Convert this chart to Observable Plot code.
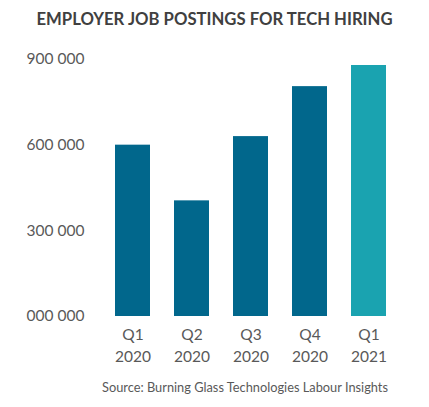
<!DOCTYPE html>
<html>
<head>
<meta charset="utf-8">
<script src="https://cdn.jsdelivr.net/npm/d3@7"></script>
<script src="https://cdn.jsdelivr.net/npm/@observablehq/plot@0.6"></script>
<style>
  body { margin: 0; background: #fff; font-family: Lato, "Open Sans", sans-serif; }
  #wrap { width: 429px; }
  #title { height: 38px; line-height: 38px; text-align: center; font-weight: 700; font-size: 16.7px; color: #404040; }
  #source { height: 18px; line-height: 18px; text-align: right; padding-right: 41px; font-size: 12.8px; color: #595959; }
</style>
</head>
<body>
<div id="wrap">
  <div id="title">EMPLOYER JOB POSTINGS FOR TECH HIRING</div>
  <div id="chart"></div>
  <div id="source">Source: Burning Glass Technologies Labour Insights</div>
</div>
<script>
const periods = ["Q1 2020", "Q2 2020", "Q3 2020", "Q4 2020", "Q1 2021"];
const postings = [600000, 405000, 630000, 805000, 879000];
const yTicks = [0, 300000, 600000, 900000];
const yTickLabels = ["000 000", "300 000", "600 000", "900 000"];
const latest = "Q1 2021";

const rows = periods.map((p, i) => ({ period: p, value: postings[i] }));

const plot = Plot.plot({
  width: 429,
  height: 340,
  marginTop: 21,
  marginBottom: 62,
  marginLeft: 101,
  marginRight: 30,
  style: { fontFamily: "Lato, 'Open Sans', sans-serif", fontSize: "15.5px", color: "#595959" },
  x: { domain: periods, paddingInner: 0.41, paddingOuter: 0.2 },
  y: { domain: [0, 900000] },
  marks: [
    Plot.barY(rows, {
      x: "period",
      y: "value",
      fill: d => d.period === latest ? "#1aa3b0" : "#01678c"
    }),
    Plot.axisY({
      ticks: yTicks,
      tickFormat: d => yTickLabels[yTicks.indexOf(d)],
      tickSize: 0,
      tickPadding: 17,
      label: null
    }),
    Plot.axisX({
      tickFormat: d => d.split(" ")[0],
      tickSize: 0,
      tickPadding: 12,
      label: null
    }),
    Plot.axisX({
      tickFormat: d => d.split(" ")[1],
      tickSize: 0,
      tickPadding: 34,
      label: null
    })
  ]
});
document.getElementById("chart").append(plot);
</script>
</body>
</html>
========================
**Requirement**
Exclude the images, then output the data above word for word.

**Exercise response**
Convert this chart to Observable Plot code.
<!DOCTYPE html>
<html>
<head>
<meta charset="utf-8">
<script src="https://cdn.jsdelivr.net/npm/d3@7"></script>
<script src="https://cdn.jsdelivr.net/npm/@observablehq/plot@0.6"></script>
<style>
  body { margin: 0; background: #fff; font-family: Lato, "Open Sans", sans-serif; }
  #wrap { width: 429px; }
  #title { height: 38px; line-height: 38px; text-align: center; font-weight: 700; font-size: 16.7px; color: #404040; }
  #source { height: 18px; line-height: 18px; text-align: right; padding-right: 41px; font-size: 12.8px; color: #595959; }
</style>
</head>
<body>
<div id="wrap">
  <div id="title">EMPLOYER JOB POSTINGS FOR TECH HIRING</div>
  <div id="chart"></div>
  <div id="source">Source: Burning Glass Technologies Labour Insights</div>
</div>
<script>
const periods = ["Q1 2020", "Q2 2020", "Q3 2020", "Q4 2020", "Q1 2021"];
const postings = [600000, 405000, 630000, 805000, 879000];
const yTicks = [0, 300000, 600000, 900000];
const yTickLabels = ["000 000", "300 000", "600 000", "900 000"];
const latest = "Q1 2021";

const rows = periods.map((p, i) => ({ period: p, value: postings[i] }));

const plot = Plot.plot({
  width: 429,
  height: 340,
  marginTop: 21,
  marginBottom: 62,
  marginLeft: 101,
  marginRight: 30,
  style: { fontFamily: "Lato, 'Open Sans', sans-serif", fontSize: "15.5px", color: "#595959" },
  x: { domain: periods, paddingInner: 0.41, paddingOuter: 0.2 },
  y: { domain: [0, 900000] },
  marks: [
    Plot.barY(rows, {
      x: "period",
      y: "value",
      fill: d => d.period === latest ? "#1aa3b0" : "#01678c"
    }),
    Plot.axisY({
      ticks: yTicks,
      tickFormat: d => yTickLabels[yTicks.indexOf(d)],
      tickSize: 0,
      tickPadding: 17,
      label: null
    }),
    Plot.axisX({
      tickFormat: d => d.split(" ")[0],
      tickSize: 0,
      tickPadding: 12,
      label: null
    }),
    Plot.axisX({
      tickFormat: d => d.split(" ")[1],
      tickSize: 0,
      tickPadding: 34,
      label: null
    })
  ]
});
document.getElementById("chart").append(plot);
</script>
</body>
</html>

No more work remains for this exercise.